Vox: How Republicans came to embrace anti-environmentalism

It’s ironic that today’s Republicans see America’s environmental state as such a liability, given that Republican presidents had such a big hand in constructing it. In the early 20th century Teddy Roosevelt pushed a federal system of parks, forests, and monuments. In 1970, it was Richard Nixon who created the Environmental Protection Agency and signed many foundational laws. Even during the last Republican administration of George W. Bush, longtime EPA employees have told me there was considerable if often tacit support by party leaders. [...]

For starters, it helps to recall where the strongest environmental support came from in the 1960s and 1970s, during the great bipartisan build-out of America’s environmental laws and agencies: those regions where urbanizing and industrializing had gone the furthest, across the cities of the coasts and the Great Lakes and especially in their suburbs. A new political language of “the environment” was born along urban edges; it interwove homeowner concerns about pollution and developer intrusions that state and local governments had failed to address. [...]

The other strand of early anti-environmentalism ran through the South, where traditional Democratic dominance was in flux. Democrats like then-Georgia governor Jimmy Carter embraced environmental causes. Some Republicans did as well. When college professor Newt Gingrich ran for Congress starting in 1972 in a West Georgia district extending into Atlanta’s suburbs, it made sense that he did so both as a Republican and an environmentalist. [...]

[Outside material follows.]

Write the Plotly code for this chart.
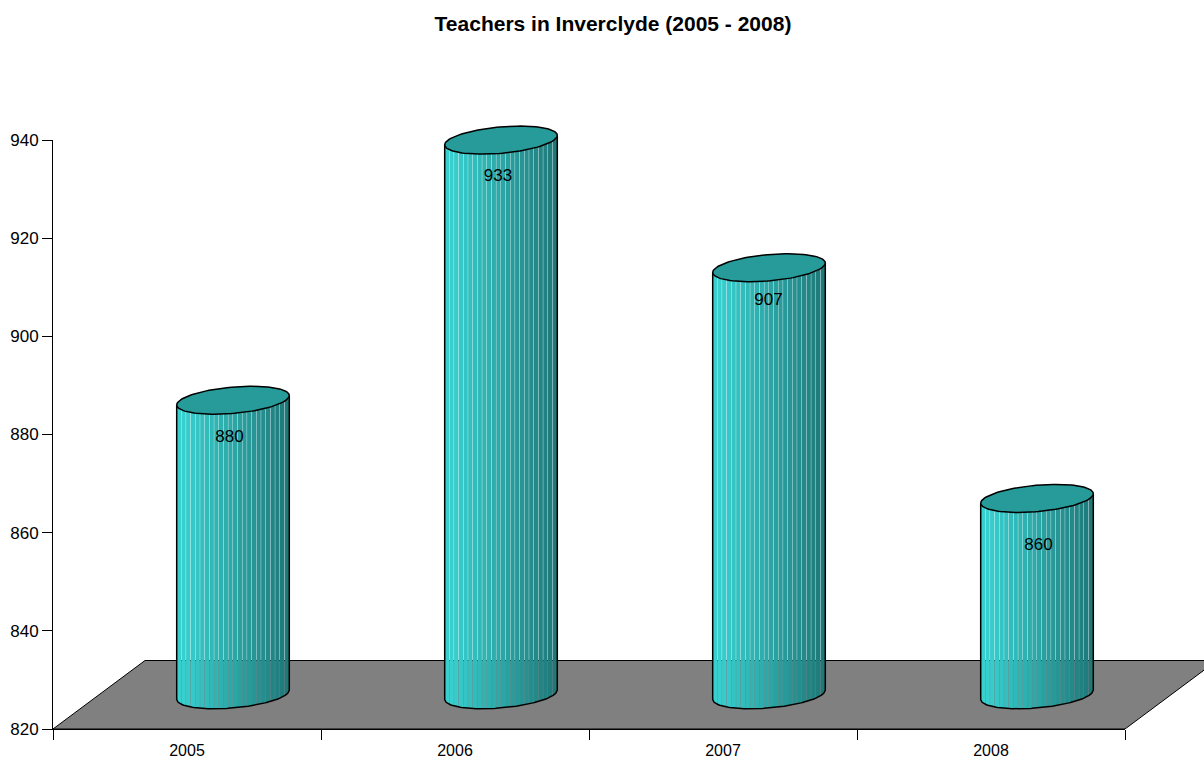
import numpy as np
import plotly.graph_objects as go

# ---------------- data ----------------
years = ["2005", "2006", "2007", "2008"]
teachers = [880, 933, 907, 860]
y_ticks = [820, 840, 860, 880, 900, 920, 940]
title_text = "Teachers in Inverclyde (2005 - 2008)"

# ---------------- layout geometry (pixels) ----------------
W, H = 1204, 761
ML, MR, MT, MB = 53, 0, 100, 32
PW, PH = W - ML - MR, H - MT - MB
AX_W, AX_H = 1072, 589            # visible axis lengths
ncat = len(years)
YMIN, YMAX = y_ticks[0], y_ticks[-1]
px_x = AX_W / ncat                # px per category unit
px_y = AX_H / (YMAX - YMIN)       # px per value unit
x_rng = [-0.5, -0.5 + PW / px_x]
y_rng = [YMIN, YMIN + PH / px_y]

DEPTH_PX = (92.0, 68.5)           # oblique depth of the floor
dep_x = DEPTH_PX[0] / px_x
dep_y = DEPTH_PX[1] / px_y

# cylinder ellipse (pixels): x = A cos t + C sin t ; y(up) = D sin t
A_PX, C_PX, D_PX = 53.0, 19.0, 14.0
R_PX = np.hypot(A_PX, C_PX)
PHI = np.arctan2(C_PX, A_PX)
NSTRIP = 24
GAP_PX = 0.35

# label nudges in pixels (right, down)
LBL_DX = [-3.5, -3.0, -0.5, 1.5]
LBL_DY = [3.0, 2.0, -1.0, 13.0]

FONT = "Liberation Sans, Arial, sans-serif"
c_light = np.array([0x38, 0xcf, 0xcf])
c_dark = np.array([0x1f, 0x78, 0x78])
CAP = "#279a9a"
FLOOR = "#808080"


def env(u_px, upper):
    al = np.arccos(np.clip(u_px / R_PX, -1, 1))
    a = D_PX * np.sin(PHI + al)
    b = D_PX * np.sin(PHI - al)
    return np.maximum(a, b) if upper else np.minimum(a, b)


fig = go.Figure()

# floor
fx = [-0.5, ncat - 0.5, ncat - 0.5 + dep_x, -0.5 + dep_x, -0.5]
fy = [YMIN, YMIN, YMIN + dep_y, YMIN + dep_y, YMIN]
fig.add_trace(go.Scatter(x=fx, y=fy, mode="lines", fill="toself",
                         fillcolor=FLOOR, line=dict(color="black", width=1),
                         hoverinfo="skip", showlegend=False))

centers_x = [i + dep_x / 2 for i in range(ncat)]
base_y = YMIN + dep_y / 2
tops_y = [v + dep_y / 2 for v in teachers]

# body strips
edges = np.linspace(-R_PX, R_PX, NSTRIP + 1)
for k in range(NSTRIP):
    t = (k + 0.5) / NSTRIP
    tt = min(1.0, max(0.0, (t - 0.08) / 0.92))
    col = c_light * (1 - tt) + c_dark * tt
    color = "rgb(%d,%d,%d)" % tuple(col.astype(int))
    u0 = edges[k]
    u1 = edges[k + 1] - (GAP_PX if k < NSTRIP - 1 else 0)
    us = np.linspace(u0, u1, 4)
    xs, ys = [], []
    for cx, ty in zip(centers_x, tops_y):
        lo = env(us, False)
        hi = env(us, True)
        px = list(cx + us / px_x) + list(cx + us[::-1] / px_x)
        py = list(base_y + lo / px_y) + list(ty + hi[::-1] / px_y)
        xs += px + [px[0], None]
        ys += py + [py[0], None]
    fig.add_trace(go.Scatter(x=xs, y=ys, mode="lines", fill="toself",
                             fillcolor=color, line=dict(width=0),
                             hoverinfo="skip", showlegend=False))

# outlines + caps
th = np.linspace(0, 2 * np.pi, 121)
ux = np.linspace(-R_PX, R_PX, 80)
ox, oy, capx, capy = [], [], [], []
for cx, ty in zip(centers_x, tops_y):
    lo = env(ux, False)
    ox += [cx - R_PX / px_x] + list(cx + ux / px_x) + [cx + R_PX / px_x, None]
    oy += [ty + env(np.array([-R_PX]), True)[0] / px_y] + list(base_y + lo / px_y) + \
          [ty + env(np.array([R_PX]), True)[0] / px_y, None]
    ex = A_PX * np.cos(th) + C_PX * np.sin(th)
    ey = D_PX * np.sin(th)
    capx += list(cx + ex / px_x) + [None]
    capy += list(ty + ey / px_y) + [None]

fig.add_trace(go.Scatter(x=ox, y=oy, mode="lines", line=dict(color="black", width=1.5),
                         hoverinfo="skip", showlegend=False))
fig.add_trace(go.Scatter(x=capx, y=capy, mode="lines", fill="toself", fillcolor=CAP,
                         line=dict(color="black", width=1.5),
                         hoverinfo="skip", showlegend=False))

# value labels
fig.add_trace(go.Scatter(
    x=[cx + dx / px_x for cx, dx in zip(centers_x, LBL_DX)],
    y=[v - dy / px_y for v, dy in zip(teachers, LBL_DY)],
    mode="text", text=[str(v) for v in teachers],
    textposition="middle center",
    textfont=dict(family=FONT, size=17, color="black"),
    hoverinfo="skip", showlegend=False))

# dummy trace for the visible axes
fig.add_trace(go.Scatter(x=[None], y=[None], xaxis="x2", yaxis="y2",
                         hoverinfo="skip", showlegend=False))

fig.update_layout(
    width=W, height=H,
    margin=dict(l=ML, r=MR, t=MT, b=MB, autoexpand=False),
    paper_bgcolor="white", plot_bgcolor="rgba(0,0,0,0)",
    showlegend=False,
    font=dict(family=FONT, size=17, color="black"),
    title=dict(text="<b>" + title_text + "</b>", x=613 / W, xanchor="center",
               xref="container", y=1 - 24 / H, yanchor="middle", yref="container",
               font=dict(family=FONT, size=21, color="black")),
    xaxis=dict(domain=[0, 1], range=x_rng, visible=False, fixedrange=True),
    yaxis=dict(domain=[0, 1], range=y_rng, visible=False, fixedrange=True),
    xaxis2=dict(domain=[0, AX_W / PW], range=[-0.5, ncat - 0.5], anchor="y2",
                type="linear", showline=True, linecolor="black", linewidth=1,
                showgrid=False, zeroline=False, fixedrange=True,
                tickvals=list(range(ncat)), ticktext=years,
                ticks="outside", ticklen=7, tickcolor="rgba(0,0,0,0)",
                tickfont=dict(family=FONT, size=16, color="black"),
                minor=dict(tickvals=[i - 0.5 for i in range(ncat + 1)],
                           ticks="outside", ticklen=10, tickcolor="black",
                           tickwidth=1, showgrid=False)),
    yaxis2=dict(domain=[0, AX_H / PH], range=[YMIN, YMAX], anchor="x2",
                type="linear", showline=True, linecolor="black", linewidth=1,
                showgrid=False, zeroline=False, fixedrange=True,
                tickvals=y_ticks, ticks="outside", ticklen=10,
                tickcolor="black", tickwidth=1,
                tickfont=dict(family=FONT, size=17, color="black")),
)

fig.write_html("out.html", config={"displayModeBar": False},
               post_script="document.body.style.margin='0';")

Racial and geographic realignments over the 1980s and ‘90s favored the anti-environmental Republicanism Gingrich now sought. Better-off black Americans moved to suburbs of their own, as civil rights groups spearheaded a new movement for “environmental justice.” White environmental groups gained bases in well-off older suburbs as well far-flung newer ones, but energy concerns inclined them to identify with a gentrifying downtown and the “walkability” espoused by a New Urbanism. At the same time, black majority districts were also being created to bring racial equity to Georgia’s Congressional delegations, starting with the 5th district, which was won in 1986 by John Lewis. Black representatives became the state’s foremost supporters of environmental causes in Congress.